:: GOAL OF THE EXERCISE ::
Copy each line of the records that holds the string "this".

:: INFORMATION GIVEN ::
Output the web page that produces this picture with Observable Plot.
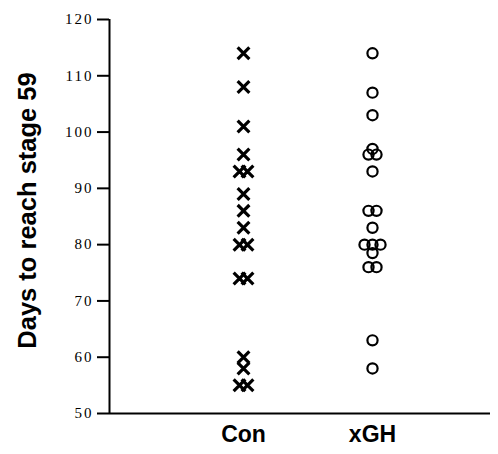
---
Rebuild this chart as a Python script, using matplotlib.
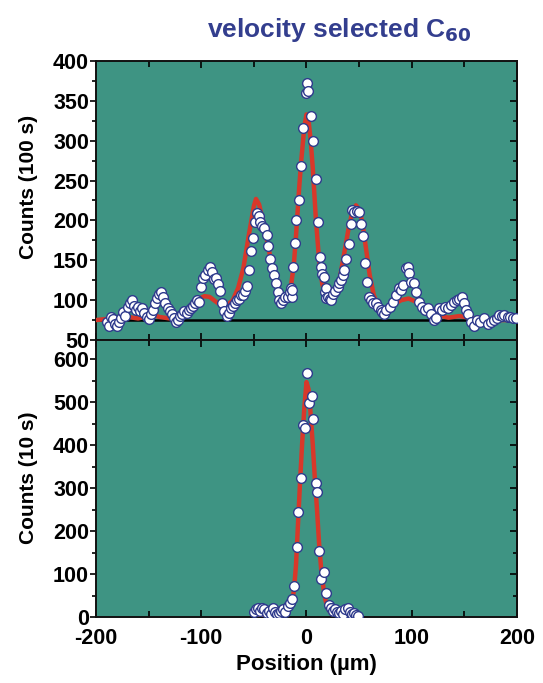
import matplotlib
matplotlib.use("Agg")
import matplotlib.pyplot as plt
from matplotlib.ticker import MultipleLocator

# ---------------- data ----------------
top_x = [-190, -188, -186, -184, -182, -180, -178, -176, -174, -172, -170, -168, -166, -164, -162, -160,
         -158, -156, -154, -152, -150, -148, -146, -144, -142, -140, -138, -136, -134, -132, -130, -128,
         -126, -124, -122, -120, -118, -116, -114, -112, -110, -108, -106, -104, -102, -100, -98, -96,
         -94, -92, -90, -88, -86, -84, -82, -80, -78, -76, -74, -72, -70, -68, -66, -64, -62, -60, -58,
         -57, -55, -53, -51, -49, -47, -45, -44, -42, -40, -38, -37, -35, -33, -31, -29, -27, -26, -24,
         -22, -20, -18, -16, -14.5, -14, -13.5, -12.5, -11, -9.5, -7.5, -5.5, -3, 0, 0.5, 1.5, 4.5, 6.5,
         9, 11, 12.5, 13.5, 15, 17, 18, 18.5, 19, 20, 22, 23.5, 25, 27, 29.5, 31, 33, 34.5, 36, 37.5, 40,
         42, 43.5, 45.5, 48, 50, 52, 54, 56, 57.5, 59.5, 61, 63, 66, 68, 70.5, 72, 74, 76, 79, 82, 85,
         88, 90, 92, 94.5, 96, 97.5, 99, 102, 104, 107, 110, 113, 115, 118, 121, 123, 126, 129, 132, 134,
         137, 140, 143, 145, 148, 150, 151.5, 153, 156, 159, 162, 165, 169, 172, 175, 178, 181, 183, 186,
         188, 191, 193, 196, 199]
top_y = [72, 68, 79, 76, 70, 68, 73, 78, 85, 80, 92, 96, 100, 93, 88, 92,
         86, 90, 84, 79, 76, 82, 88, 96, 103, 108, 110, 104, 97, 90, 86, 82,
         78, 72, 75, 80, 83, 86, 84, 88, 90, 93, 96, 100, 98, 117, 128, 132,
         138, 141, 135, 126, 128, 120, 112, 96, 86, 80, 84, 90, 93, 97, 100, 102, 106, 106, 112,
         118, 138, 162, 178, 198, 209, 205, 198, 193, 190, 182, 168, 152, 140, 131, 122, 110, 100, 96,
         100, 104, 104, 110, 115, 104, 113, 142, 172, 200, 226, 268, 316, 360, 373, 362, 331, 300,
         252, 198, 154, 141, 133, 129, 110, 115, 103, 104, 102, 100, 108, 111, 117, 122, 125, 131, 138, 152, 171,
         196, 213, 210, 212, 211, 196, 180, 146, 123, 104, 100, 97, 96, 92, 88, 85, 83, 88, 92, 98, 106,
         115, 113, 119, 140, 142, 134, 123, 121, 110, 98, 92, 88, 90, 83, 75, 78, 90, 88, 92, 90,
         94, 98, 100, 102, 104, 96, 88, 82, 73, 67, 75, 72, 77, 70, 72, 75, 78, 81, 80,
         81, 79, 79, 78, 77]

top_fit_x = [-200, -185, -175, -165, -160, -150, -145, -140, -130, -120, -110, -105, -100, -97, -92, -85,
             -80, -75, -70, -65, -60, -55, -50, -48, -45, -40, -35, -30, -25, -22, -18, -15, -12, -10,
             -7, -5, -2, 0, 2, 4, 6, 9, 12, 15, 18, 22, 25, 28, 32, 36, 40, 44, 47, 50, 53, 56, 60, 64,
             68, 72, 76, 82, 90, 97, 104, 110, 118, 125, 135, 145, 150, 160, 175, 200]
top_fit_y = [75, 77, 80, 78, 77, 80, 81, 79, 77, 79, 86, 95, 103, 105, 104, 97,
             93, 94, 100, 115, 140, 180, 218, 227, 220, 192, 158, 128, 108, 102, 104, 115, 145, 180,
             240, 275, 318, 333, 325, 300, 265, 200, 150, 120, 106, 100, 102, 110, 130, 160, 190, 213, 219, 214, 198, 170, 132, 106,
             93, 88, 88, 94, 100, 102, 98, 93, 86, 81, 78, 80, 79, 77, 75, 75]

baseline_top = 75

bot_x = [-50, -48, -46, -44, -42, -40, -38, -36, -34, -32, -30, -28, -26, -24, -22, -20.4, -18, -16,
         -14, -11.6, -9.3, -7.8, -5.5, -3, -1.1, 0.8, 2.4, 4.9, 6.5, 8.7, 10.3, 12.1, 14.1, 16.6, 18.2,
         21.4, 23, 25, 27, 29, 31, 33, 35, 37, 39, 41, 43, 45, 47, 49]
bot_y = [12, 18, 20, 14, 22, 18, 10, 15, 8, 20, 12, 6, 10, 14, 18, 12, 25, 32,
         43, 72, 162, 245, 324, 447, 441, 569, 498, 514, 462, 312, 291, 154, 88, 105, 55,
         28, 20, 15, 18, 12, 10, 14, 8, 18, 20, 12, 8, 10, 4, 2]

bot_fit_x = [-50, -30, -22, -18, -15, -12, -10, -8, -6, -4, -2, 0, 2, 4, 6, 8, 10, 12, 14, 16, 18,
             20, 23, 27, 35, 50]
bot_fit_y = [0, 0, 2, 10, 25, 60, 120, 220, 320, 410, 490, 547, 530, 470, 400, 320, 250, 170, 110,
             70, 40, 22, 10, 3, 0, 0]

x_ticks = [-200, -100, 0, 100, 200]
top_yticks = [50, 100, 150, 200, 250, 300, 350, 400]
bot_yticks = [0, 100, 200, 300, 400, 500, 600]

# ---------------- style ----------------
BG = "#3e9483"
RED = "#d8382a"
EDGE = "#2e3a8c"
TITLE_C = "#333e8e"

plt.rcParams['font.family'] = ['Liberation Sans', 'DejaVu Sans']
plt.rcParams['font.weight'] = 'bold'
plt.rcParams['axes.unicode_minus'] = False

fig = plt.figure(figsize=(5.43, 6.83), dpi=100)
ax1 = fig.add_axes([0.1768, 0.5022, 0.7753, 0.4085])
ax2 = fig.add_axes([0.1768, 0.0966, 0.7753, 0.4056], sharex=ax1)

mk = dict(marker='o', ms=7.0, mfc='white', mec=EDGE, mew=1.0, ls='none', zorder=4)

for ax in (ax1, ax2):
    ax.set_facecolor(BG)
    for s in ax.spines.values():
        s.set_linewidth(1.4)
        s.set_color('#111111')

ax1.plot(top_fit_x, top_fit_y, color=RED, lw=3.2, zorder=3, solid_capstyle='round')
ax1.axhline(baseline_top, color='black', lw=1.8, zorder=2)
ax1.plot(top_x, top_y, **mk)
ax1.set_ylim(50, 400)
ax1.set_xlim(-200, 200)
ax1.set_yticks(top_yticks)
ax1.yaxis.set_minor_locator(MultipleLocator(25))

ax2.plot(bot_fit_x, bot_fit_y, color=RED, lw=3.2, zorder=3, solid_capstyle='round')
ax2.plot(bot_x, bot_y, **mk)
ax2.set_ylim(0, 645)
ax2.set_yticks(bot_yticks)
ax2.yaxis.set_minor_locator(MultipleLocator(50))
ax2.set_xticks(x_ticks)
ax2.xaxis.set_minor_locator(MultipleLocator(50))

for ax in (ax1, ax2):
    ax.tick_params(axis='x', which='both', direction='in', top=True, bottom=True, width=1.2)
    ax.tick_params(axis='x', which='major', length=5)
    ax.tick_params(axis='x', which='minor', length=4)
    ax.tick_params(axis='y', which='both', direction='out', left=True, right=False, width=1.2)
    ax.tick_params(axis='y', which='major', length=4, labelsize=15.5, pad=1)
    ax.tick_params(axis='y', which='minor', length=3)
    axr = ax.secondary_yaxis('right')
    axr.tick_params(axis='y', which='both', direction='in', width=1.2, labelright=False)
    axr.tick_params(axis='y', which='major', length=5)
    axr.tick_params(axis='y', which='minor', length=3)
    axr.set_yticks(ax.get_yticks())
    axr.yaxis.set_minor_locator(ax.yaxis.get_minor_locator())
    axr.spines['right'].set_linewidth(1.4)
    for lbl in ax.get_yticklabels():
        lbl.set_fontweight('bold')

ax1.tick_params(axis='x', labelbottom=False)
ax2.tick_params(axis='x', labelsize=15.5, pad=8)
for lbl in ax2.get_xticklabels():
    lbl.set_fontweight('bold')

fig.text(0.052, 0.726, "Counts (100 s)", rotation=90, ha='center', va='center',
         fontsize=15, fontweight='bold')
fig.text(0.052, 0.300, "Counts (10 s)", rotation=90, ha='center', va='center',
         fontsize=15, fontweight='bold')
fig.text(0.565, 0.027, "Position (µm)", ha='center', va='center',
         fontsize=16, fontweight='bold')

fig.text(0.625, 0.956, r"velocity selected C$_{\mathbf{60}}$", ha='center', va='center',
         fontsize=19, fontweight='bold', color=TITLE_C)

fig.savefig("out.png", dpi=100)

:: RESULT OF THE TASK ::
Output the web page that produces this picture with Observable Plot.
Rebuild this chart as a Python script, using matplotlib.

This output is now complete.